In the bigger picture, as long as the Fed doesn’t change its reaction function and doesn’t mention rate hikes, the trend should remain to the upside as real yields will continue to fall unless we get another strong growth scare. Therefore, all the technical pullbacks continue to be just dip-buying opportunities.
The next key event is scheduled for Monday when we get the US Flash PMIs which coupled with the UMich inflation expectations triggered the growth scare last month.
Gold Technical Analysis – Daily Timeframe

On the daily chart, we can see that gold got into some consolidation around the 3050 level as we haven’t got anything new in terms of fundamentals. From a risk management perspective, the buyers will have a better risk to reward setup around the 2955 level where they will also find the trendline for confluence. The sellers, on the other hand, will want to see the price breaking below the trendline to target the 2832 level next.
Gold Technical Analysis – 4 hour Timeframe

On the 4 hour chart, we can see that we have a minor support around the 3020 level which is also the neckline of the head and shoulders formation. This is where we can expect the buyers to step in with a defined risk below the neckline to position for a rally into new highs.
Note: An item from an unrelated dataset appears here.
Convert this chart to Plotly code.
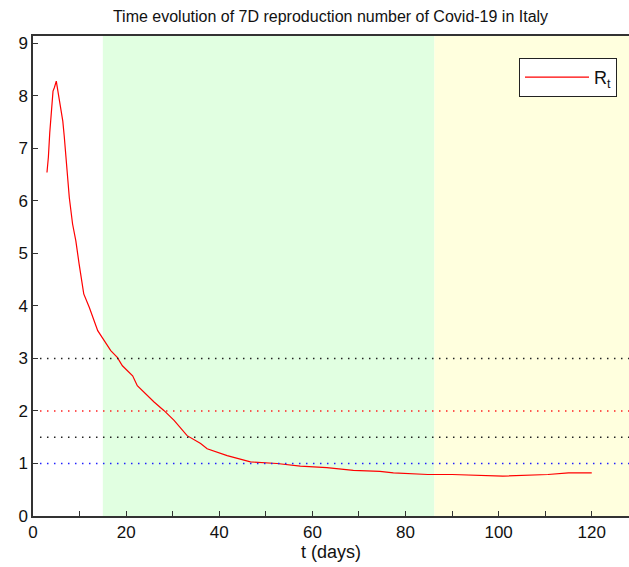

The sellers, on the other hand, will look for a break lower to gain more conviction and pile in for a drop into the 2955 level next.
Gold Technical Analysis – 1 hour Timeframe

On the 1 hour chart, we can see that we have a counter-trendline that is defining the current pullback and can turn into a bullish pennant if the price were to break to the upside. In such a case, the buyers will likely increase the bullish bets into new highs, while the sellers will likely lean on the counter-trendline to position for the break below the neckline and the 2955 level next. The red lines define the average daily range for today.